Please read this: Name your file homework3_lastname_firstname. This set is due 12/16 before class. The submission should be in Rmarkdown, and should go to Fabian with subject BDA: Homework 4 (submit both .Rmd and .pdf). We encourage discussing exercises with fellow students, but only individual solutions will be accepted.

1. Estimating a model’s evidence by clever sampling

Use the method of clever sampling introduced in the lecture to estimate the evidence of the exponential and the power model of forgetting curves, where we use an approximation of the posterior (using a Gamma distribution, just like in class) for aligning distribution \(h\). The models are as before with priors \(a,b,c,d \sim \text{Unif}(0,1.5)\). Let’s assume that the data is:

y = c(.93, .81, .39, .25, .24, .15)
t = c(  1,   3,   6,   9,  12,  18)
obs = y*100

Here’s what you need to do, step by step (once for each model):

  1. Get the posteriors for the new data, using JAGS and the implementation of the models from the lecture.

  2. Find Gamma-approximations for the posterior, using function getGammaApprox from the lecture. Notice that you have to massage the samples into the right format (as done in the lecture, where the function getGammaApprox was introduced.)

  3. Use enough JAGS samples from the posterior distribution to calculate, where \(h\) is approximated by your Gamma distributions:

\[ \begin{align*} \frac{1}{D} & \approx \frac{1}{n} \sum^{n}_{\theta_i \sim P(\theta \mid D)} \frac{h(\theta)}{P(D \mid \theta) P(\theta)} \end{align*} \]

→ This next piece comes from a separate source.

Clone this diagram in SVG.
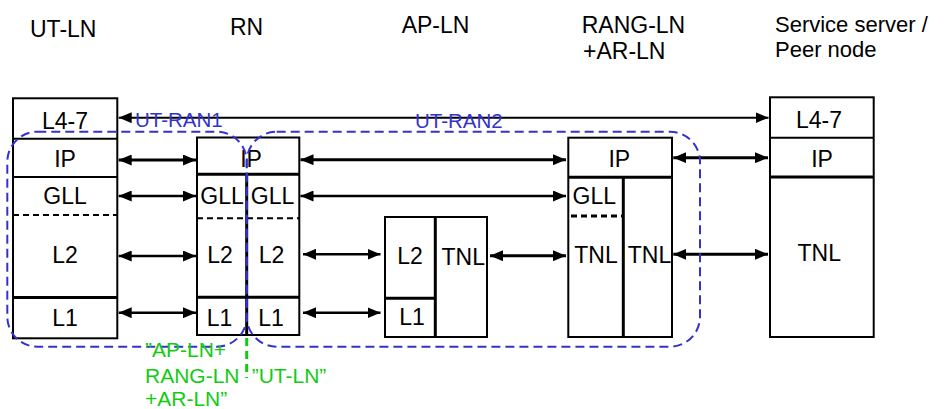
<svg xmlns="http://www.w3.org/2000/svg" width="945" height="409" viewBox="0 0 945 409">
<style>
.box{fill:#fff;stroke:#000;stroke-width:2}
.dv{stroke:#000;stroke-width:2;fill:none}
.tk{stroke:#000;stroke-width:3;fill:none}
.ds{stroke:#000;stroke-width:2;stroke-dasharray:6 4;fill:none}
.t{font-family:"Liberation Sans",Arial,sans-serif;font-size:23px;fill:#000}
.c{text-anchor:middle}
.arr{stroke:#000;stroke-width:2.5;fill:none;marker-start:url(#ah);marker-end:url(#ah)}
.arr2{stroke:#000;stroke-width:2;fill:none;marker-start:url(#ah);marker-end:url(#ah)}
.region{fill:none;stroke:#3333cc;stroke-width:2;stroke-dasharray:9 5}
.bl{font-family:"Liberation Sans",Arial,sans-serif;font-size:20.5px;fill:#3333cc}
.gr{font-family:"Liberation Sans",Arial,sans-serif;font-size:21px;fill:#11cc11}
.gl{stroke:#11cc11;stroke-width:3;stroke-dasharray:8 5;fill:none}
</style>
<defs>
<marker id="ah" viewBox="0 0 13 11" refX="13" refY="5.5" markerWidth="13" markerHeight="11" markerUnits="userSpaceOnUse" orient="auto-start-reverse">
<path d="M0,0 L13,5.5 L0,11 z" fill="#000"/>
</marker>
</defs>
<rect width="945" height="409" fill="#fff"/>

<g id="ut-ln">
<text class="t" x="30" y="37.3">UT-LN</text>
<rect class="box" x="13" y="98.3" width="104.3" height="240"/>
<line class="dv" x1="13" y1="138.7" x2="117.3" y2="138.7"/>
<line class="dv" x1="13" y1="177" x2="117.3" y2="177"/>
<line class="ds" x1="13" y1="215" x2="117.3" y2="215"/>
<line class="tk" x1="13" y1="297.5" x2="117.3" y2="297.5"/>
<text class="t c" x="65" y="129">L4-7</text>
<text class="t c" x="65" y="166.5">IP</text>
<text class="t c" x="65" y="203.5">GLL</text>
<text class="t c" x="65" y="262.5">L2</text>
<text class="t c" x="65" y="326">L1</text>
</g>

<g id="rn">
<text class="t" x="230" y="35">RN</text>
<rect class="box" x="197" y="137.5" width="102.3" height="197.5"/>
<line class="tk" x1="197" y1="174.3" x2="299.3" y2="174.3"/>
<line class="tk" x1="246.7" y1="174.3" x2="246.7" y2="335"/>
<line class="ds" x1="197" y1="218.3" x2="299.3" y2="218.3"/>
<line class="tk" x1="197" y1="297.3" x2="299.3" y2="297.3"/>
<text class="t c" x="251" y="166.5">IP</text>
<text class="t c" x="222" y="203.5">GLL</text>
<text class="t c" x="272.5" y="203.5">GLL</text>
<text class="t c" x="220" y="262.5">L2</text>
<text class="t c" x="271.5" y="262.5">L2</text>
<text class="t c" x="219.5" y="326">L1</text>
<text class="t c" x="271" y="326">L1</text>
</g>

<g id="ap-ln">
<text class="t" x="401.7" y="33.3">AP-LN</text>
<rect class="box" x="385" y="217" width="102" height="120"/>
<line class="tk" x1="435.3" y1="217" x2="435.3" y2="337"/>
<line class="tk" x1="385" y1="298.3" x2="435.3" y2="298.3"/>
<text class="t c" x="410" y="264">L2</text>
<text class="t c" x="412" y="325">L1</text>
<text class="t c" x="463.3" y="265">TNL</text>
</g>

<g id="rang-ln">
<text class="t" x="581.7" y="33.3">RANG-LN</text>
<text class="t" x="583" y="59.3">+AR-LN</text>
<rect class="box" x="568.3" y="137.7" width="103.7" height="199.3"/>
<line class="tk" x1="568.3" y1="177.3" x2="672" y2="177.3"/>
<line class="tk" x1="623.3" y1="177.3" x2="623.3" y2="337"/>
<line class="ds" style="stroke-width:3" x1="571" y1="216" x2="622" y2="216"/>
<text class="t c" x="619.3" y="166.7">IP</text>
<text class="t c" x="594.3" y="204.3">GLL</text>
<text class="t c" x="596" y="262.7">TNL</text>
<text class="t c" x="649.5" y="262.7">TNL</text>
</g>

<g id="server">
<text class="t" style="font-size:22px"><tspan x="775" y="31.7">Service server /</tspan><tspan x="775" y="56.5">Peer node</tspan></text>
<rect class="box" x="770" y="97.3" width="103.7" height="239.7"/>
<line class="dv" x1="770" y1="137.7" x2="873.7" y2="137.7"/>
<line class="tk" x1="770" y1="177" x2="873.7" y2="177"/>
<text class="t c" x="819" y="127.7">L4-7</text>
<text class="t c" x="822" y="167.3">IP</text>
<text class="t c" x="819.3" y="260.7">TNL</text>
</g>

<g id="connectors">
<line class="arr2" x1="118.7" y1="117.7" x2="768.5" y2="117.7"/>
<line class="arr" style="stroke-width:3" x1="118.7" y1="160" x2="196" y2="160"/>
<line class="arr" style="stroke-width:3" x1="300.5" y1="159.7" x2="566" y2="159.7"/>
<line class="arr" style="stroke-width:3" x1="673.3" y1="157.7" x2="768" y2="157.7"/>
<line class="arr" x1="118.7" y1="196" x2="196" y2="196"/>
<line class="arr" x1="300.5" y1="196" x2="566" y2="196"/>
<line class="arr" x1="118.7" y1="256" x2="196" y2="256"/>
<line class="arr" x1="303" y1="254.3" x2="380.5" y2="254.3"/>
<line class="arr" x1="118.7" y1="312.7" x2="196" y2="312.7"/>
<line class="arr" x1="303" y1="312.7" x2="380.5" y2="312.7"/>
<line class="arr" style="stroke-width:3" x1="490" y1="255.7" x2="566" y2="255.7"/>
<line class="arr" style="stroke-width:3" x1="673.3" y1="254.3" x2="768" y2="254.3"/>
</g>

<g id="ut-ran1">
<rect class="region" x="7.3" y="131.7" width="239.4" height="215" rx="30" ry="30"/>
<text class="bl" x="135" y="126.7">UT-RAN1</text>
</g>
<g id="ut-ran2">
<rect class="region" x="246.7" y="131.7" width="453.3" height="215" rx="30" ry="30"/>
<text class="bl" x="415" y="128.3">UT-RAN2</text>
</g>

<g id="split">
<line class="gl" x1="246.7" y1="338" x2="246.7" y2="378"/>
<text class="gr" x="145" y="357.3">”AP-LN+</text>
<text class="gr" x="145" y="382.7">RANG-LN</text>
<text class="gr" x="145" y="406">+AR-LN”</text>
<text class="gr" x="251.7" y="382.7">”UT-LN”</text>
</g>
</svg>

  1. Calculate the Bayes factor from the estimated evidences and interpret the result.

2. Transdimensional MCMC

Our data are, as before, \(k=7\) and \(N=24\). Look at the two models that we considered in class for this case:

Use transdimensional MCMC to compare the models. Compute the posterior model odds, given equal priors for each model. We did calculate the Bayes factor in class, so you should be able to verify your results.

3. A night at the club

Jack & Jill debate whether they should enter club Whatever tonight. They only want to go if the women/men ratio is about even. Otherwise the sphere just isn’t, like, right, you know. Before they decide to pay, they screen the crowd that is lining up at the entrance. It is now 1:30 and there’s 28 people in line, of which 9 female, 16 men, and three unidentifiable. How should they test whether the women/men ratio is even in this particular case? Should they use estimation, model comparison or \(p\)-value testing? If you cannot decide, discuss pros and cons for each. (Think about how they should construe a likelihood function, whether a reasonable prior is at hand, whether the sampling procedure is reasonably clear, whether model complexity plays a role, etc. Suppose for the sake of argument, that computational complexity is not a problem: Jack & Jill have brought their laptops, of course.)